Random forests also typically use a random subset of features for each split. This means that for each time that it has to perform a split or generate a rule, it is only looking at the *random subspace* created by a random subset of _some_ of the features as possibilities to generate that rule. This will help avoid the aforementioned correlation problem, because the trees will not be built with the same available features at every point. As a general rule, for a dataset with $x$ features, $\sqrt{x}$ features are used for classifiers and $x/3$ features are used for regression.

## Advantages and disadvantages of random forest

The biggest advantage of random forest is its tendency to be a very strong performer. It is reasonably accurate in a myriad of situations, from regression to classification. Some people [really love random forests](https://medium.com/rants-on-machine-learning/the-unreasonable-effectiveness-of-random-forests-f33c3ce28883#.rq8akkff1). However, it does have some disadvantages.

Firstly, in both classification and regression, it will not predict outside of the sample. This means that it will only return values that are within a range that it has seen before. Random forests can also get rather large and slow if you let them grow too wildly.

The biggest disadvantage, however, is the lack of transparency in the process. Random forest is often referred to as a *black-box model*; it provides an output but very little insight into how it got there. You'll run into a few more of these black-box models throughout the program.

Black-box models often make the more statistically minded data scientists nervous. You don't get much insight into the process. You can't see the rules that it's really applying, or what variables it's prioritizing, or how. You don't see any of the internal processes, and you don't get to look "inside the box." Therefore, you also can't represent that process in a simple visual form or learn about the underlying process. You have to trust in the algorithm building the trees and the lack of variance from a large number of them being generated. It usually works out pretty well, and you can of course evaluate the model via other methods to validate your conclusions.

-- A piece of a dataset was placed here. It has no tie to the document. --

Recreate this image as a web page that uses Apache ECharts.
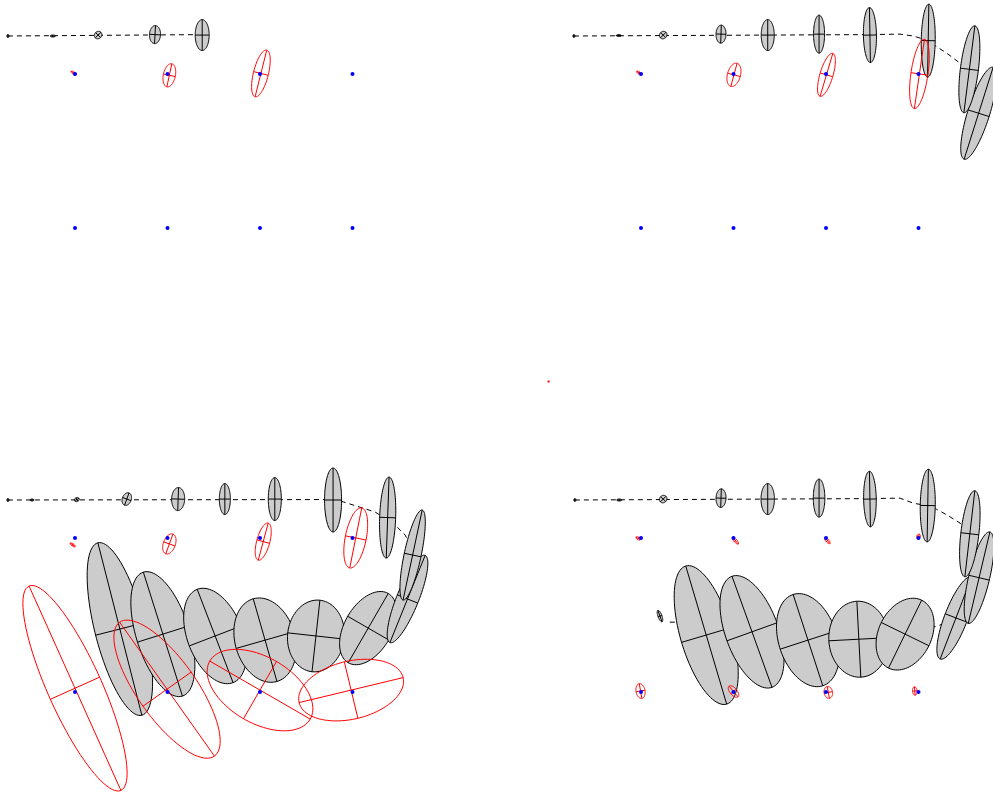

In the next section, you'll walk through an example of the random forest classifier.


Key Terms

**Ensemble model**
A model that is composed of multiple other models

**Bagging**
An ensemble technique that involves taking subsets of the data, training a model on each subset, and allowing the subsets to simultaneously vote on the outcome

**Boosting**
An ensemble technique that uses the output of one model as an input into the next, daisy-chaining the models together sequentially until some stopping condition is met

**Stacking**
An ensemble technique that begins with multiple models trained in parallel, and then uses those models as inputs into a final model

## Methods of ensemble modeling

There are many kinds of ensemble models. In fact, there are infinite kinds of ensemble models, because you can combine most kinds of models together and create a new kind of ensemble model by mixing and remixing different component models. However, most ensemble models fall into three main categories:

**Bagging:** In this ensemble technique, you take subsets of the data and train a model on each subset. Then the subsets are allowed to simultaneously vote on the outcome, either taking a majority or a mean. You just saw this in action with random forests, the most popular bagging technique.

**Boosting:** Rather than build multiple models simultaneously like bagging does, boosting uses the output of one model as an input into the next, in a form of serial processing. These models then get daisy-chained together sequentially until some stopping condition is met. You'll learn about boosting methods later.

**Stacking:** This method is a two-phase process. In the first phase, multiple models are trained in parallel. Then, in the second phase, those models are used as inputs into a final model to give your prediction. This approach combines the parallel approach embodied by bagging with the serial approach of boosting, creating a hybrid of the two.

You can create your own ensemble methods by manually combining models, but there are already several widely used forms of ensemble learning in use. You'll cover these later in the program. Random forest is really just the tip of the iceberg.